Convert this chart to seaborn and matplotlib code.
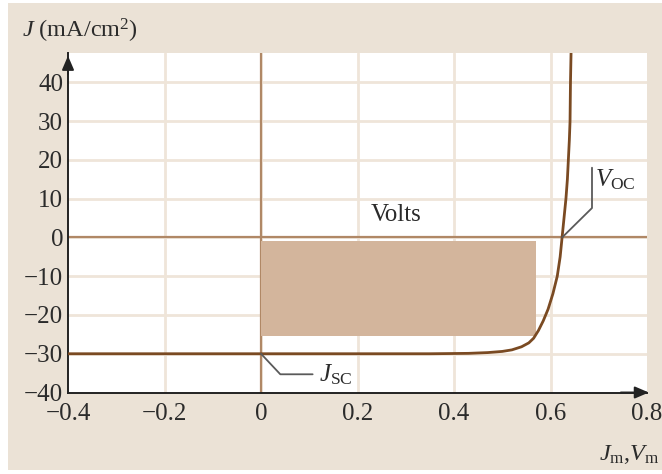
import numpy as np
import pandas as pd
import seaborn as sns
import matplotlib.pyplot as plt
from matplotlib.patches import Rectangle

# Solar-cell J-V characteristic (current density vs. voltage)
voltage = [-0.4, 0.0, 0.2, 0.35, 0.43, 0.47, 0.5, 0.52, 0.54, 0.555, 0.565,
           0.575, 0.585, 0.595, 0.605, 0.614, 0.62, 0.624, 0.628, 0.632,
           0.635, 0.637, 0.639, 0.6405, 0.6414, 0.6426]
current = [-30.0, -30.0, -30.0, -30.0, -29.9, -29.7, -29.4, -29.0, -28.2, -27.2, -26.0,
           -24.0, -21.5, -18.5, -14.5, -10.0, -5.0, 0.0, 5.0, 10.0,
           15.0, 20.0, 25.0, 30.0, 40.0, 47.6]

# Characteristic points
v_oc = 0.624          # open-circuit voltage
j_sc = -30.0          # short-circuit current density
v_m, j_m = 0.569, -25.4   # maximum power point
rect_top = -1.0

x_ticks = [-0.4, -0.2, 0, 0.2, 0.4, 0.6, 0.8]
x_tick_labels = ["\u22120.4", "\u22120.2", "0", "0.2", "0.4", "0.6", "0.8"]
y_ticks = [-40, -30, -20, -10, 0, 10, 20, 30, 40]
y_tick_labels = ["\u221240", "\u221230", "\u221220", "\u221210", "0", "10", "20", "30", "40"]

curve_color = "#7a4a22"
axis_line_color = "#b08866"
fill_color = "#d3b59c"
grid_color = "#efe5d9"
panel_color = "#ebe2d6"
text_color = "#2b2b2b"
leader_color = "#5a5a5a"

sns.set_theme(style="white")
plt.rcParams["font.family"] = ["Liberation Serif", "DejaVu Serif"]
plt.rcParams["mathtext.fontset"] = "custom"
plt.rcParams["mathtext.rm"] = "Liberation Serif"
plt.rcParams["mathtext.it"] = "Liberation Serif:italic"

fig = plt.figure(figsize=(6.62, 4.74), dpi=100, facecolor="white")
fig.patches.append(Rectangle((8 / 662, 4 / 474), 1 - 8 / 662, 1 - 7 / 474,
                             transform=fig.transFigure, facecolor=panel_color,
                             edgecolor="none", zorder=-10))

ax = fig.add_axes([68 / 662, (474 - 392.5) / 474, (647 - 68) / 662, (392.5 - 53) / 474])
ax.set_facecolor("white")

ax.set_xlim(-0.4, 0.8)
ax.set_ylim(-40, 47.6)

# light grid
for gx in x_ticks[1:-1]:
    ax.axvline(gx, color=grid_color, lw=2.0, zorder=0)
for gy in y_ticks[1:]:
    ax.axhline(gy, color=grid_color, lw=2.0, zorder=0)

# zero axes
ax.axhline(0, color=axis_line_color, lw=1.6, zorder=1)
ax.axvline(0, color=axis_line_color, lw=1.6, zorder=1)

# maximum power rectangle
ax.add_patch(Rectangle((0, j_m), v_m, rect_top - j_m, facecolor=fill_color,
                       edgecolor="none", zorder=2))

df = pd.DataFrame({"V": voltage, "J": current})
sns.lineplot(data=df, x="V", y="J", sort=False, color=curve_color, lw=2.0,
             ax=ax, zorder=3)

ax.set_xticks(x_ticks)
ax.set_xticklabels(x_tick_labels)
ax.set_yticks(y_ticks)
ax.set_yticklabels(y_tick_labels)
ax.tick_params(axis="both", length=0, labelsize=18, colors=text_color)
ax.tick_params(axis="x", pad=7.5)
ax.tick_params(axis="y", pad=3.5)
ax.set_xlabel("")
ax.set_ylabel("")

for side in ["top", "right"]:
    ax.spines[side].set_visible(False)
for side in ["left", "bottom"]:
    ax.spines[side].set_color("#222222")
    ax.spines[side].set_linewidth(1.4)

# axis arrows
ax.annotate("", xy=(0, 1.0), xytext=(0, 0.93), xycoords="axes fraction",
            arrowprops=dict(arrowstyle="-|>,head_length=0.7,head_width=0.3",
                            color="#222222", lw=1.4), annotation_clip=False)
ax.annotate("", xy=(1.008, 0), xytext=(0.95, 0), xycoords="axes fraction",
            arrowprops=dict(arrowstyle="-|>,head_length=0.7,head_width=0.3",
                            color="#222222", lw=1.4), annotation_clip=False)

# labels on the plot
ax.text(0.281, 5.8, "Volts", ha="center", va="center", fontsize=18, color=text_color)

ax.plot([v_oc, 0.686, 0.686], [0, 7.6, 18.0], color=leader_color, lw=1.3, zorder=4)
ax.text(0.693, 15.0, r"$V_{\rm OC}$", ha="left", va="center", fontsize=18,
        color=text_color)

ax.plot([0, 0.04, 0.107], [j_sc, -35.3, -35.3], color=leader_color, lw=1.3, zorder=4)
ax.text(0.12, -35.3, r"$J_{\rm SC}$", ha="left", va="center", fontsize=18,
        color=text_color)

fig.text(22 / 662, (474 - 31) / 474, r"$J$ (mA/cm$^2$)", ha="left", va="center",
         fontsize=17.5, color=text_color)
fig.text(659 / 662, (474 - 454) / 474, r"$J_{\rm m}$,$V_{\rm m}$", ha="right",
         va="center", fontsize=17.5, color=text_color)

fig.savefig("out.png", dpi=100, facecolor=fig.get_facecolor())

---

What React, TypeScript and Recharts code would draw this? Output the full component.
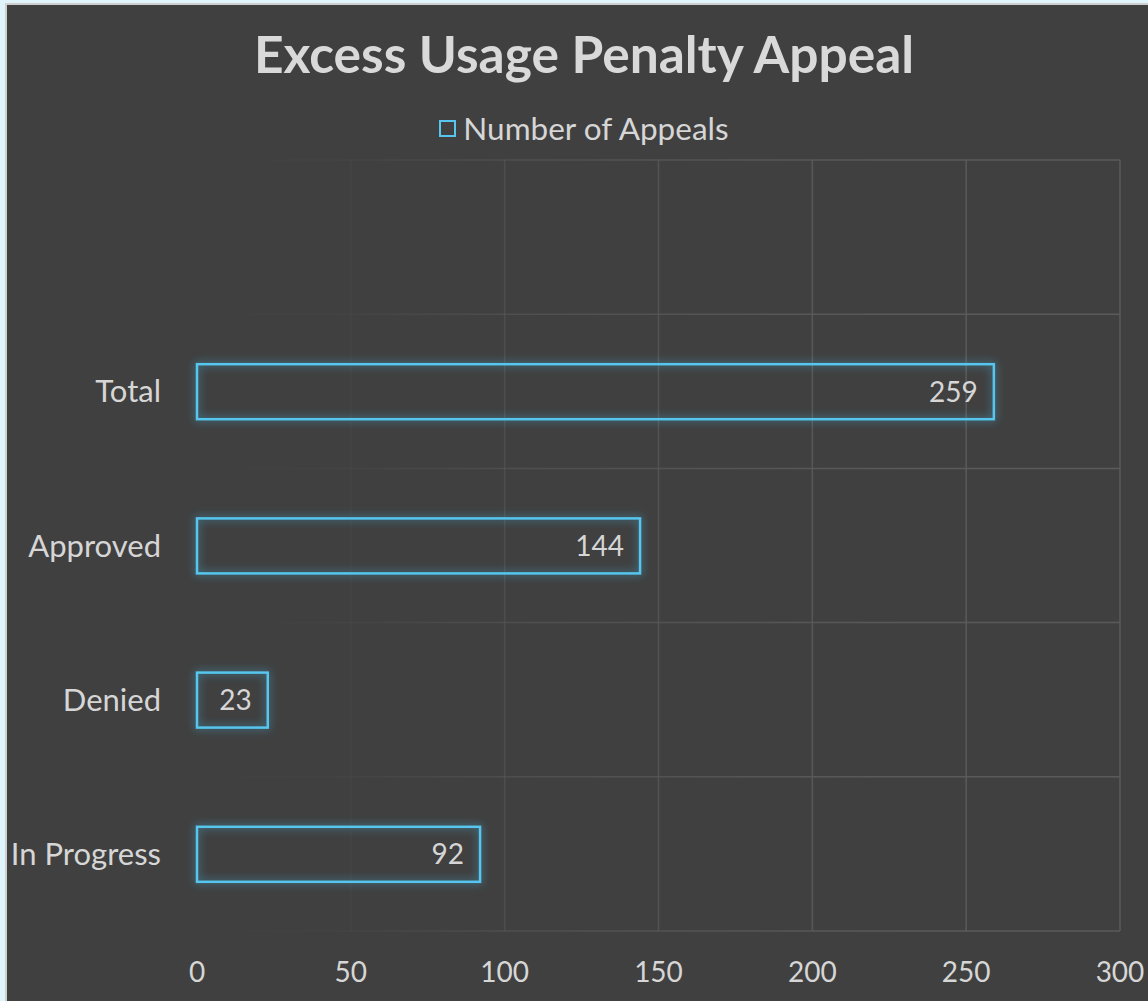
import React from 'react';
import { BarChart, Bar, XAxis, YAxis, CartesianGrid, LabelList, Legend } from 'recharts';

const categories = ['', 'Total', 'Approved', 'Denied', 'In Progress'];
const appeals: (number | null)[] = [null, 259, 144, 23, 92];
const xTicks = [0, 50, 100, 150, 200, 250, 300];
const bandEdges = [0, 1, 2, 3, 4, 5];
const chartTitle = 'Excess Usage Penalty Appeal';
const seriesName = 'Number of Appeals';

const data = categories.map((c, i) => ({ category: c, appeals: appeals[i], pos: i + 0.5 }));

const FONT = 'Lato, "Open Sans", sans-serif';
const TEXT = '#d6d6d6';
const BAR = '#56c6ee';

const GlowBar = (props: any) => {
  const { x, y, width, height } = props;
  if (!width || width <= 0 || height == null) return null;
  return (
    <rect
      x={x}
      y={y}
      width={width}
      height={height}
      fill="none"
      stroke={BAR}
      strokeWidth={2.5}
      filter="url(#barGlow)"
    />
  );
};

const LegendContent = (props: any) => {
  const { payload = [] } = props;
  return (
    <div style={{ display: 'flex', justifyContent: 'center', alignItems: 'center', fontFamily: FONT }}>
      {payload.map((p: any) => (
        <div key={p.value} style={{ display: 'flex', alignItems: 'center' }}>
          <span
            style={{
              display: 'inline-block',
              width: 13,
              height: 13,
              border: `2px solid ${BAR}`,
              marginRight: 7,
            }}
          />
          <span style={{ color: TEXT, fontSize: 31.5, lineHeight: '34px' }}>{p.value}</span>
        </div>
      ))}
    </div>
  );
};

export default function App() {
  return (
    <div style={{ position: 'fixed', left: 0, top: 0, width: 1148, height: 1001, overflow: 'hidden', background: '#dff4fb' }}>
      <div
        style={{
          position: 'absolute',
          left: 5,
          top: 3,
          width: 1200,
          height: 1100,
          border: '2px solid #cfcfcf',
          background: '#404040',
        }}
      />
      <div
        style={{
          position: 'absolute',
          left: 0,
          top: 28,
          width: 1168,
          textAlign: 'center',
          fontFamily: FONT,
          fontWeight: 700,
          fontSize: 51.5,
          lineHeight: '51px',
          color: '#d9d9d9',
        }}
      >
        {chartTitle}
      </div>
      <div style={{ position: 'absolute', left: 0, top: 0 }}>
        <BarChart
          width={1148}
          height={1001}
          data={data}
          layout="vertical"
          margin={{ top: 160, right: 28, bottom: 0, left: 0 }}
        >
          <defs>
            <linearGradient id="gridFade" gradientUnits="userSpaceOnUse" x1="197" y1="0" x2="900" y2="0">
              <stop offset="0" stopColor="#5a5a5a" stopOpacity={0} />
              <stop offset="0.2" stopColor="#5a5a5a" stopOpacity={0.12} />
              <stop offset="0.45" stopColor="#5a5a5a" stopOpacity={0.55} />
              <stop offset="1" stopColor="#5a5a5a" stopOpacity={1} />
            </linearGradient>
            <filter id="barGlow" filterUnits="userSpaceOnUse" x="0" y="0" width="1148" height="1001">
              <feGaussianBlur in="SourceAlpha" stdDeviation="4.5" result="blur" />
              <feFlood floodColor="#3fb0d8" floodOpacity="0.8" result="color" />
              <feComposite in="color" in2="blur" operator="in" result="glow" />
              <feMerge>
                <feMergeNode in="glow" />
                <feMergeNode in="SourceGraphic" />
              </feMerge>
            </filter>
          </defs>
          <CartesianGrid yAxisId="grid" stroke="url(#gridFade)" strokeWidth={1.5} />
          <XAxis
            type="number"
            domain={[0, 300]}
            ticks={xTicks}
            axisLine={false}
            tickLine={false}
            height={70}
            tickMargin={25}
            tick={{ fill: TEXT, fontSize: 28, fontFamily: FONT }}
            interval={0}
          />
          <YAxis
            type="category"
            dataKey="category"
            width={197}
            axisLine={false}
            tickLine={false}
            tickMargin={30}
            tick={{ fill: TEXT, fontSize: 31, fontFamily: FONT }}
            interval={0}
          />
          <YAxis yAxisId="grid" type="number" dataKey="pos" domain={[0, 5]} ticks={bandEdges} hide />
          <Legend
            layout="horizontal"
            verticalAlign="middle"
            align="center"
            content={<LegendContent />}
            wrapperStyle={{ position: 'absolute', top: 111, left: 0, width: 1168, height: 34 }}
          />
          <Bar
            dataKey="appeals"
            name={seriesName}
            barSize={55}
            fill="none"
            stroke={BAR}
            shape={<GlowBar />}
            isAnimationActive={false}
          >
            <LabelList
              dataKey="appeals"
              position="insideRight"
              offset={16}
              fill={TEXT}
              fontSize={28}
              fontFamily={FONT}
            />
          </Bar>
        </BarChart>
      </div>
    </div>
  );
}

Short problem: Repeat exactly the part that opens with the line containing "What React, TypeScript" and closes with the line containing "const seriesName = 'Number of Appeals';". Include both end lines, and drop the pictures.

Expected answer:
What React, TypeScript and Recharts code would draw this? Output the full component.
import React from 'react';
import { BarChart, Bar, XAxis, YAxis, CartesianGrid, LabelList, Legend } from 'recharts';

const categories = ['', 'Total', 'Approved', 'Denied', 'In Progress'];
const appeals: (number | null)[] = [null, 259, 144, 23, 92];
const xTicks = [0, 50, 100, 150, 200, 250, 300];
const bandEdges = [0, 1, 2, 3, 4, 5];
const chartTitle = 'Excess Usage Penalty Appeal';
const seriesName = 'Number of Appeals';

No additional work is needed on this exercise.